** What the task requires **
Retype nothing but the lines from the start of the material up to and including the line with "const readerSpan: Pt = [-55, 55];". Pictures don't belong in the copy.

** Data provided **
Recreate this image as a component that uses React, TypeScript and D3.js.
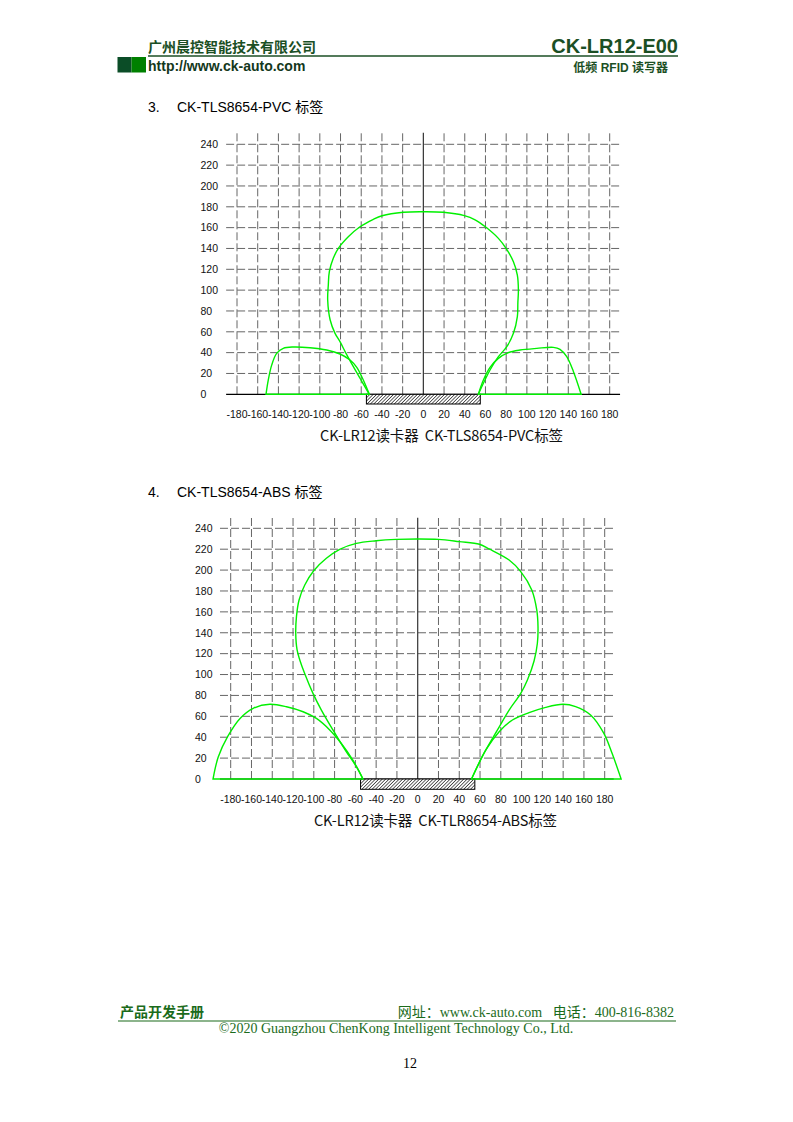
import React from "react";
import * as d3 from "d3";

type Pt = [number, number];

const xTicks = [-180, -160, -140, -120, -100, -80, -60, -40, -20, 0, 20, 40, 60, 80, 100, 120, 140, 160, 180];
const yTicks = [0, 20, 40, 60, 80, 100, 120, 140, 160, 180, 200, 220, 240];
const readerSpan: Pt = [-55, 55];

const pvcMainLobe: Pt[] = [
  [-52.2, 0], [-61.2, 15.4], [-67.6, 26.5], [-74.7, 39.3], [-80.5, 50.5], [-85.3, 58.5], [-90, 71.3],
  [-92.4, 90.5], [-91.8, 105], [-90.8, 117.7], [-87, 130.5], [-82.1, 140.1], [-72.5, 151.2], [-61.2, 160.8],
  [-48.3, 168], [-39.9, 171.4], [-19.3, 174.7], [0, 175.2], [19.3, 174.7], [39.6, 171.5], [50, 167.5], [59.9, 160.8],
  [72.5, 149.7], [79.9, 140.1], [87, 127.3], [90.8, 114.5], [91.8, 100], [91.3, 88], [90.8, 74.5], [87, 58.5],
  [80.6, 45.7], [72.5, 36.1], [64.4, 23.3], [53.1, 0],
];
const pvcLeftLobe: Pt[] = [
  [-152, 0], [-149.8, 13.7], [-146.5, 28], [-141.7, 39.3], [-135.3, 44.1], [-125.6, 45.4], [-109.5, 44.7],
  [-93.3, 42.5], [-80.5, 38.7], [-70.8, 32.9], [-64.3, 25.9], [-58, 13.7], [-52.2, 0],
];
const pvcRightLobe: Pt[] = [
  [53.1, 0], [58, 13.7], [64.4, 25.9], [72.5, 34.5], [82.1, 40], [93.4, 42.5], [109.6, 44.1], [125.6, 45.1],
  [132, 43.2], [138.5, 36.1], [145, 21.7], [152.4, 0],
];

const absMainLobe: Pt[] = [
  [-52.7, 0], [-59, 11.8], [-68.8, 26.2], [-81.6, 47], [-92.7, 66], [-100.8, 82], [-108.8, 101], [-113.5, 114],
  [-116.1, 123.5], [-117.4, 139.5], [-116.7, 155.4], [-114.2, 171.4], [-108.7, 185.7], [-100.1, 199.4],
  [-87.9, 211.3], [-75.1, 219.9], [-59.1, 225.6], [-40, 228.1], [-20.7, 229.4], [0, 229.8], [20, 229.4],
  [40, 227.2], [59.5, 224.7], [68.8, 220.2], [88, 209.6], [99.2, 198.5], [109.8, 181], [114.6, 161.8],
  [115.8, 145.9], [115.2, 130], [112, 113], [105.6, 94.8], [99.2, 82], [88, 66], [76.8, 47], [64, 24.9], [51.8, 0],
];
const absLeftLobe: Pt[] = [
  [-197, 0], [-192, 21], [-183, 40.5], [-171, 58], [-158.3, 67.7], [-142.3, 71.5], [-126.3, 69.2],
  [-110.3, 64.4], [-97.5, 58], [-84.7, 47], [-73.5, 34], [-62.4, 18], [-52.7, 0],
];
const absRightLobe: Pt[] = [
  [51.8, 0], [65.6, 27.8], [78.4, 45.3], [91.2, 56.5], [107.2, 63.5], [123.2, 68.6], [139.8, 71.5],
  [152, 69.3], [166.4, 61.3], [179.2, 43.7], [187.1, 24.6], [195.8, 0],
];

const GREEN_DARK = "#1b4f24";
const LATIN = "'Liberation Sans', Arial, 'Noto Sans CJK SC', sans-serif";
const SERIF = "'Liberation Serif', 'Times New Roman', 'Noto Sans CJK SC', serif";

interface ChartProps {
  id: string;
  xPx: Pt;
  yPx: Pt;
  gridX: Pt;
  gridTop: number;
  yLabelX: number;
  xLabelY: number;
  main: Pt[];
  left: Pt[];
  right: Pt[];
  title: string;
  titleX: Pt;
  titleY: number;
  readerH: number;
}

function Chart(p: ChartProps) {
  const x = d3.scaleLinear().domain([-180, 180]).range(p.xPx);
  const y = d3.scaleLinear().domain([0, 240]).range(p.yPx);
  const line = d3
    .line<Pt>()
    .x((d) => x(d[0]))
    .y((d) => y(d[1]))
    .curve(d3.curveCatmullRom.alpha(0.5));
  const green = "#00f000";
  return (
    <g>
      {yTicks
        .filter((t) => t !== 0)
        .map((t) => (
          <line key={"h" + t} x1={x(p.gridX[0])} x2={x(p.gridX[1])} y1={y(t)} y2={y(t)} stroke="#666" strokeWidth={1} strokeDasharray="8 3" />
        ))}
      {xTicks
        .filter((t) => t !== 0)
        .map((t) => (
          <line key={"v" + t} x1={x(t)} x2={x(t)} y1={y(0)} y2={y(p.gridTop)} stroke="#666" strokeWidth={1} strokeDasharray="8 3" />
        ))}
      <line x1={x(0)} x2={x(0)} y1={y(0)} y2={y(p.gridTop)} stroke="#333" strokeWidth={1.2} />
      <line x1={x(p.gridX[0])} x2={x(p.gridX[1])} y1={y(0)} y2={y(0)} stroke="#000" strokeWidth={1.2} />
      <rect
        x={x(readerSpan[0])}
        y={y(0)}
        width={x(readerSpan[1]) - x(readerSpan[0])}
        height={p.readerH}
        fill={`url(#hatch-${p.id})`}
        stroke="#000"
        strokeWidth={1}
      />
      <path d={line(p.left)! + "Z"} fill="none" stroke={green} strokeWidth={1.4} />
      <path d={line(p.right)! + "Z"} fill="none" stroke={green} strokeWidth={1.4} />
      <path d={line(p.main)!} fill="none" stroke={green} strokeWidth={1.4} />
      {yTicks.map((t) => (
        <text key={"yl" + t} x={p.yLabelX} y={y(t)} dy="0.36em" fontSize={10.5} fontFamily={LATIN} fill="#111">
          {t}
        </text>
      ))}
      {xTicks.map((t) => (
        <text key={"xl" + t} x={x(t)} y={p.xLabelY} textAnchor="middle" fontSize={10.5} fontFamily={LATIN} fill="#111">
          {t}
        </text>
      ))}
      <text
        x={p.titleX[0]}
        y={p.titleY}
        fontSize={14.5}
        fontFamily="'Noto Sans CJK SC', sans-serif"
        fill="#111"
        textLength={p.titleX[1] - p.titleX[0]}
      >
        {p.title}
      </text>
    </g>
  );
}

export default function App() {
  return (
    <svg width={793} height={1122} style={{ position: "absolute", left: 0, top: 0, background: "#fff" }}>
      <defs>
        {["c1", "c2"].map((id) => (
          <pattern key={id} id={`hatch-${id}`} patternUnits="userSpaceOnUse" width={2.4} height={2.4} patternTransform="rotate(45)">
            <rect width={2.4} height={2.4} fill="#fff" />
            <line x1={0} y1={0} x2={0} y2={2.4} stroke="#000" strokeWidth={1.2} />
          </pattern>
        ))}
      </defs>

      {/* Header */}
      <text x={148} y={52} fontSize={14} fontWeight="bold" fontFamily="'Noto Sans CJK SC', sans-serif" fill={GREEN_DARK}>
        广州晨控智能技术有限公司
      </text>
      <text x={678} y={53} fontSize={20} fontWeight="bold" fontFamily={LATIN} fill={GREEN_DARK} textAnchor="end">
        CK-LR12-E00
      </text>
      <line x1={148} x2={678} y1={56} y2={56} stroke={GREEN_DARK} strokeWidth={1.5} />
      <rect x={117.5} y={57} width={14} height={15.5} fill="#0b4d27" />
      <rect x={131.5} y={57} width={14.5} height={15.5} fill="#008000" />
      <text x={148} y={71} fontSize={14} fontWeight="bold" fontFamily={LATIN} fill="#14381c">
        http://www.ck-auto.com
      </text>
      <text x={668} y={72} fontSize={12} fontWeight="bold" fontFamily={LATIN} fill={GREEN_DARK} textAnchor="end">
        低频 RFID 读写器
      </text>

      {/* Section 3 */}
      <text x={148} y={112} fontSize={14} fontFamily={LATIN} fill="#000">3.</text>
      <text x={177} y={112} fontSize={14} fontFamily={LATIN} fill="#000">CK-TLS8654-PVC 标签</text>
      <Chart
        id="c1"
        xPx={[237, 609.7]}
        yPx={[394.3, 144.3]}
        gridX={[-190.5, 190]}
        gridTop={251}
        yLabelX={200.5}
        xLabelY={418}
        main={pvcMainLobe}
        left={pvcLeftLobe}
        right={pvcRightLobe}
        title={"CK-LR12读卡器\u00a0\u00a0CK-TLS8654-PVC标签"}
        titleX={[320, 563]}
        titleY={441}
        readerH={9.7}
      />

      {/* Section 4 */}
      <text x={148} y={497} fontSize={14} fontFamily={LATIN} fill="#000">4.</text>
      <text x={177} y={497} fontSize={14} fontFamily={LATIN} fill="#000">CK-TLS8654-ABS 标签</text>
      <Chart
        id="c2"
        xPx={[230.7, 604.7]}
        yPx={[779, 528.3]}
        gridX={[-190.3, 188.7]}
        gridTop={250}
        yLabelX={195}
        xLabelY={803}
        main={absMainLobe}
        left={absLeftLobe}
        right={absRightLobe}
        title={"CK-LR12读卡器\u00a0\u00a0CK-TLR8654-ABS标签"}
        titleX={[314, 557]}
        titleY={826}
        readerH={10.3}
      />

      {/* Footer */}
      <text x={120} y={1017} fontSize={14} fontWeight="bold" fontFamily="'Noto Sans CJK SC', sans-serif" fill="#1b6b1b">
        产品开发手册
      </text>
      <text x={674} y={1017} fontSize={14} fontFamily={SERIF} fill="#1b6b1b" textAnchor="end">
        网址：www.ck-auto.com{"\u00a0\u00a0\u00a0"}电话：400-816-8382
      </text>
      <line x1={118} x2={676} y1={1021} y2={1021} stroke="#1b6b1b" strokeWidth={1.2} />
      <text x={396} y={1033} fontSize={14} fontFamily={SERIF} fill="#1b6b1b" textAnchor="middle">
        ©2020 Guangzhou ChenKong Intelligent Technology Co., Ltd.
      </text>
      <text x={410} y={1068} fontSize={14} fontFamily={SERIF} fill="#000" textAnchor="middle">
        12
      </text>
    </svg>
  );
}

** Correct output **
Recreate this image as a component that uses React, TypeScript and D3.js.
import React from "react";
import * as d3 from "d3";

type Pt = [number, number];

const xTicks = [-180, -160, -140, -120, -100, -80, -60, -40, -20, 0, 20, 40, 60, 80, 100, 120, 140, 160, 180];
const yTicks = [0, 20, 40, 60, 80, 100, 120, 140, 160, 180, 200, 220, 240];
const readerSpan: Pt = [-55, 55];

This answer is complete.